Lowbeer's Tipstaff; Cool Tools

A lizard in San Bruno park

Readers –

I recently enjoyed Why William Gibson Is a Literary Genius from The Walrus.

While I can’t purport to be totally crazy about Gibson’s books, his cultural significance is unquestionable, having coined the term cyberspace and more or less singled-handedly launched the entire genre of cyberpunk. You also have to appreciate just how out novel so much of his work is – The Peripheral revolves around a future version of Earth networking to a past version of Earth by way of a never-explained server mechanism in China. The entirely of Zero History is the story of its characters searching for the fashion designer behind a “secret brand” of clothing called Gabriel Hounds.

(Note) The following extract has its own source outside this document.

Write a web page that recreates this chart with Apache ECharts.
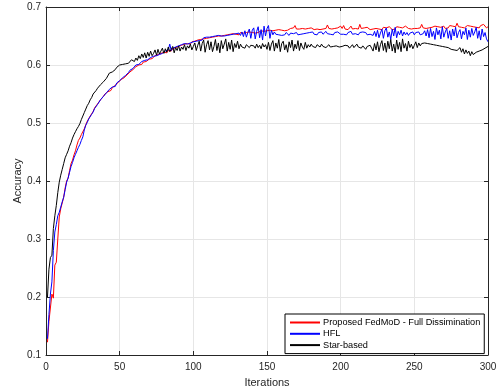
<!DOCTYPE html>
<html>
<head>
<meta charset="utf-8">
<script src="https://cdn.jsdelivr.net/npm/echarts@6/dist/echarts.min.js"></script>
<style>html,body{margin:0;padding:0;background:#fff}#c{width:502px;height:391px}</style>
</head>
<body>
<div id="c"></div>
<script>
const seriesNames = ['Proposed FedMoD - Full Dissimination', 'HFL', 'Star-based'];
const xTicks = [0, 50, 100, 150, 200, 250, 300];
const yTicks = [0.1, 0.2, 0.3, 0.4, 0.5, 0.6, 0.7];

const fedmod = [
0.122,0.158,0.157,0.205,0.198,0.255,0.260,0.300,0.338,0.352,
0.362,0.372,0.388,0.400,0.405,0.418,0.430,0.436,0.445,0.452,
0.462,0.470,0.474,0.480,0.483,0.490,0.497,0.503,0.506,0.512,
0.516,0.520,0.526,0.528,0.533,0.536,0.540,0.542,0.546,0.550,
0.551,0.554,0.557,0.556,0.561,0.563,0.565,0.567,0.570,0.572,
0.575,0.574,0.578,0.580,0.583,0.585,0.588,0.586,0.592,0.594,
0.597,0.596,0.600,0.602,0.601,0.605,0.607,0.606,0.609,0.610,
0.612,0.611,0.614,0.616,0.615,0.618,0.617,0.620,0.619,0.622,
0.623,0.621,0.625,0.626,0.624,0.628,0.627,0.630,0.629,0.632,
0.631,0.634,0.633,0.636,0.634,0.637,0.638,0.636,0.640,0.639,
0.641,0.640,0.643,0.641,0.644,0.642,0.645,0.644,0.646,0.645,
0.647,0.645,0.648,0.646,0.649,0.647,0.650,0.648,0.650,0.649,
0.651,0.649,0.652,0.650,0.653,0.651,0.654,0.652,0.653,0.655,
0.652,0.656,0.654,0.655,0.653,0.656,0.654,0.657,0.655,0.656,
0.657,0.655,0.658,0.656,0.657,0.659,0.656,0.658,0.657,0.659,
0.658,0.660,0.657,0.659,0.658,0.660,0.659,0.661,0.659,0.660,
0.661,0.659,0.662,0.660,0.661,0.663,0.660,0.664,0.668,0.662,
0.660,0.662,0.661,0.663,0.660,0.662,0.661,0.663,0.662,0.664,
0.662,0.661,0.663,0.662,0.664,0.661,0.663,0.662,0.660,0.663,
0.669,0.663,0.665,0.662,0.664,0.663,0.661,0.664,0.662,0.667,
0.663,0.668,0.662,0.665,0.661,0.664,0.667,0.662,0.664,0.663,
0.665,0.662,0.670,0.663,0.661,0.664,0.662,0.665,0.663,0.661,
0.664,0.662,0.665,0.663,0.666,0.662,0.664,0.661,0.665,0.663,
0.664,0.662,0.666,0.663,0.661,0.664,0.662,0.666,0.663,0.665,
0.662,0.664,0.663,0.667,0.669,0.663,0.665,0.662,0.664,0.663,
0.665,0.663,0.666,0.664,0.670,0.664,0.666,0.663,0.665,0.664,
0.662,0.665,0.663,0.667,0.664,0.666,0.663,0.665,0.664,0.667,
0.663,0.666,0.664,0.668,0.665,0.667,0.664,0.666,0.672,0.666,
0.668,0.665,0.667,0.664,0.666,0.668,0.665,0.667,0.664,0.666,
0.668,0.665,0.667,0.664,0.668,0.666,0.670,0.667,0.664,0.666
];

const hfl = [
0.128,0.170,0.205,0.226,0.280,0.312,0.325,0.340,0.346,0.355,
0.364,0.372,0.385,0.398,0.405,0.415,0.425,0.432,0.440,0.446,
0.452,0.458,0.463,0.470,0.476,0.488,0.496,0.501,0.507,0.510,
0.515,0.519,0.525,0.527,0.532,0.535,0.540,0.543,0.546,0.549,
0.552,0.553,0.558,0.557,0.562,0.565,0.563,0.569,0.571,0.573,
0.576,0.578,0.576,0.582,0.584,0.587,0.591,0.589,0.594,0.597,
0.600,0.603,0.601,0.604,0.606,0.605,0.608,0.610,0.609,0.612,
0.613,0.612,0.615,0.617,0.616,0.619,0.618,0.621,0.620,0.623,
0.624,0.622,0.626,0.636,0.625,0.629,0.628,0.631,0.630,0.633,
0.632,0.635,0.634,0.637,0.639,0.636,0.639,0.638,0.641,0.640,
0.642,0.641,0.644,0.642,0.645,0.643,0.647,0.645,0.648,0.646,
0.648,0.647,0.649,0.647,0.650,0.648,0.651,0.649,0.650,0.652,
0.650,0.653,0.651,0.654,0.652,0.655,0.653,0.651,0.654,0.652,
0.655,0.651,0.657,0.649,0.659,0.648,0.656,0.662,0.646,0.660,
0.664,0.645,0.658,0.666,0.647,0.661,0.643,0.667,0.650,0.663,
0.668,0.646,0.660,0.652,0.657,0.653,0.656,0.652,0.655,0.651,
0.654,0.652,0.656,0.653,0.651,0.655,0.652,0.654,0.653,0.656,
0.652,0.655,0.653,0.656,0.654,0.652,0.655,0.653,0.656,0.654,
0.657,0.653,0.655,0.652,0.656,0.654,0.657,0.653,0.655,0.658,
0.654,0.656,0.653,0.655,0.652,0.656,0.654,0.657,0.655,0.653,
0.656,0.653,0.655,0.652,0.656,0.654,0.658,0.653,0.656,0.654,
0.655,0.652,0.656,0.653,0.657,0.654,0.656,0.652,0.655,0.653,
0.656,0.651,0.658,0.649,0.660,0.647,0.655,0.662,0.646,0.659,
0.664,0.648,0.657,0.644,0.662,0.650,0.665,0.647,0.658,0.652,
0.660,0.650,0.657,0.652,0.656,0.651,0.655,0.653,0.657,0.652,
0.656,0.653,0.657,0.652,0.655,0.654,0.659,0.650,0.661,0.647,
0.663,0.649,0.658,0.644,0.664,0.652,0.660,0.645,0.666,0.648,
0.657,0.663,0.646,0.659,0.643,0.662,0.650,0.665,0.647,0.656,
0.661,0.645,0.658,0.652,0.664,0.644,0.660,0.648,0.663,0.651,
0.657,0.665,0.646,0.659,0.643,0.662,0.649,0.656,0.645,0.640
];

const starBased = [
0.200,0.248,0.268,0.272,0.318,0.340,0.358,0.380,0.398,0.410,
0.420,0.430,0.440,0.446,0.452,0.460,0.466,0.474,0.480,0.485,
0.490,0.494,0.499,0.506,0.512,0.518,0.524,0.530,0.534,0.540,
0.544,0.550,0.553,0.556,0.560,0.562,0.566,0.568,0.571,0.574,
0.577,0.580,0.586,0.584,0.588,0.590,0.592,0.596,0.598,0.600,
0.599,0.601,0.600,0.602,0.605,0.603,0.606,0.609,0.611,0.606,
0.612,0.608,0.616,0.611,0.619,0.613,0.621,0.612,0.622,0.615,
0.624,0.616,0.620,0.626,0.617,0.627,0.619,0.624,0.629,0.620,
0.628,0.622,0.631,0.623,0.627,0.632,0.621,0.630,0.625,0.633,
0.624,0.631,0.627,0.635,0.625,0.633,0.629,0.636,0.626,0.632,
0.638,0.625,0.634,0.641,0.624,0.637,0.643,0.622,0.635,0.642,
0.626,0.640,0.623,0.632,0.644,0.625,0.638,0.621,0.642,0.628,
0.636,0.645,0.624,0.639,0.627,0.643,0.623,0.637,0.630,0.641,
0.628,0.636,0.631,0.634,0.629,0.635,0.632,0.630,0.634,0.631,
0.633,0.629,0.636,0.630,0.634,0.628,0.637,0.631,0.635,0.627,
0.639,0.625,0.636,0.642,0.624,0.638,0.629,0.644,0.623,0.637,
0.641,0.626,0.635,0.622,0.640,0.630,0.643,0.624,0.636,0.628,
0.642,0.625,0.638,0.631,0.627,0.639,0.629,0.635,0.631,0.636,
0.632,0.634,0.630,0.635,0.633,0.631,0.636,0.632,0.634,0.630,
0.633,0.635,0.631,0.634,0.632,0.629,0.633,0.635,0.631,0.634,
0.632,0.630,0.634,0.631,0.633,0.629,0.632,0.635,0.630,0.633,
0.636,0.631,0.634,0.629,0.633,0.631,0.627,0.632,0.630,0.634,
0.629,0.624,0.637,0.626,0.640,0.623,0.635,0.642,0.625,0.638,
0.622,0.641,0.628,0.644,0.624,0.636,0.621,0.643,0.627,0.639,
0.623,0.645,0.629,0.637,0.624,0.641,0.630,0.636,0.628,0.634,
0.640,0.630,0.638,0.633,0.637,0.635,0.638,0.636,0.637,0.635,
0.636,0.634,0.635,0.633,0.634,0.632,0.633,0.631,0.632,0.630,
0.631,0.629,0.630,0.628,0.627,0.629,0.626,0.628,0.625,0.627,
0.630,0.622,0.628,0.619,0.626,0.620,0.624,0.616,0.623,0.618,
0.620,0.622,0.619,0.624,0.623,0.626,0.628,0.629,0.631,0.632
];

const iterations = fedmod.map((_, i) => i + 1);
const pairs = arr => arr.map((v, i) => [iterations[i], v]);

const FONT = 'Liberation Sans, Arial, sans-serif';
const AX = '#262626';
const GRID = '#e6e6e6';

const chart = echarts.init(document.getElementById('c'), null, {renderer: 'canvas'});
const xBase = {
  type: 'value', min: xTicks[0], max: xTicks[xTicks.length - 1], interval: 50,
  axisLine: {show: true, onZero: false, lineStyle: {color: AX, width: 1}},
  axisTick: {show: true, inside: true, length: 4, lineStyle: {color: AX}},
  splitLine: {show: false}
};
const yBase = {
  type: 'value', min: yTicks[0], max: yTicks[yTicks.length - 1], interval: 0.1,
  axisLine: {show: true, onZero: false, lineStyle: {color: AX, width: 1}},
  axisTick: {show: true, inside: true, length: 4, lineStyle: {color: AX}},
  splitLine: {show: false}
};
chart.setOption({
  animation: false,
  backgroundColor: '#fff',
  grid: {left: 46, right: 14, top: 7, bottom: 36, containLabel: false, outerBoundsMode: 'none'},
  xAxis: [
    Object.assign({}, xBase, {
      position: 'bottom',
      name: 'Iterations', nameLocation: 'middle', nameGap: 22,
      nameTextStyle: {color: AX, fontFamily: FONT, fontSize: 11},
      axisLabel: {color: AX, fontFamily: FONT, fontSize: 10, margin: 7},
      splitLine: {show: true, lineStyle: {color: GRID, width: 1}}
    }),
    Object.assign({}, xBase, {position: 'top', axisLabel: {show: false}})
  ],
  yAxis: [
    Object.assign({}, yBase, {
      position: 'left',
      name: 'Accuracy', nameLocation: 'middle', nameGap: 23, nameMoveOverlap: false,
      nameTextStyle: {color: AX, fontFamily: FONT, fontSize: 11},
      axisLabel: {color: AX, fontFamily: FONT, fontSize: 10, margin: 5,
        formatter: v => v.toFixed(1)},
      splitLine: {show: true, lineStyle: {color: GRID, width: 1}}
    }),
    Object.assign({}, yBase, {position: 'right', axisLabel: {show: false}})
  ],
  legend: {
    data: seriesNames,
    orient: 'vertical',
    left: 285, top: 314,
    backgroundColor: '#fff',
    borderColor: '#000', borderWidth: 1,
    padding: [3, 4, 3, 5],
    itemWidth: 30, itemHeight: 2, itemGap: 0.3,
    icon: 'rect',
    textStyle: {color: '#000', fontFamily: FONT, fontSize: 9.2, lineHeight: 11, padding: [0, 0, 0, -2]}
  },
  series: [
    {name: seriesNames[0], type: 'line', data: pairs(fedmod), showSymbol: false, symbol: 'none',
      lineStyle: {color: '#ff0000', width: 1}, itemStyle: {color: '#ff0000'}},
    {name: seriesNames[1], type: 'line', data: pairs(hfl), showSymbol: false, symbol: 'none',
      lineStyle: {color: '#0000ff', width: 1}, itemStyle: {color: '#0000ff'}},
    {name: seriesNames[2], type: 'line', data: pairs(starBased), showSymbol: false, symbol: 'none',
      lineStyle: {color: '#000000', width: 1}, itemStyle: {color: '#000000'}}
  ]
});
</script>
</body>
</html>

One of the most distinguishing characteristics of Gibson’s prose is how challenging it is. He doesn’t spell anything out, instead relying on the reader to understand what happened in specific scenes by way of inference, and to extrapolate the overall narrative by way of clues planted along the way. I liked The Peripheral, but I was just re-reading my own review of it, and remembered that I’d felt that there was a little too much inference required:

Between invented terminology not explained until hundreds of pages later (the record by my casual read being “homes”, defined on page 350), dense prose, and dialog that seems to suggest that the characters are deliberately trying to confuse each other, this book is difficult to read. The first 100 pages are practically incomprehensible, although it gets easier. […]

As an example, the article’s author describes a scene in The Peripheral where Ainsley Lowbeer, an inspector in 22nd century London has a shape-shifting weapon called a “tipstaff” which can summon a drone strike. None of this is said explicitly (the following a quote from the book):

[…] morph again, becoming a baroque, long-barreled gilt pistol, with fluted ivory grips, which Lowbeer lifted, aimed, and fired. There was an explosion, painfully loud, but from somewhere across the lower level, the pistol having made no sound at all. Then a ringing silence, in which could be heard an apparent rain of small objects, striking walls and flagstones. Someone began to scream.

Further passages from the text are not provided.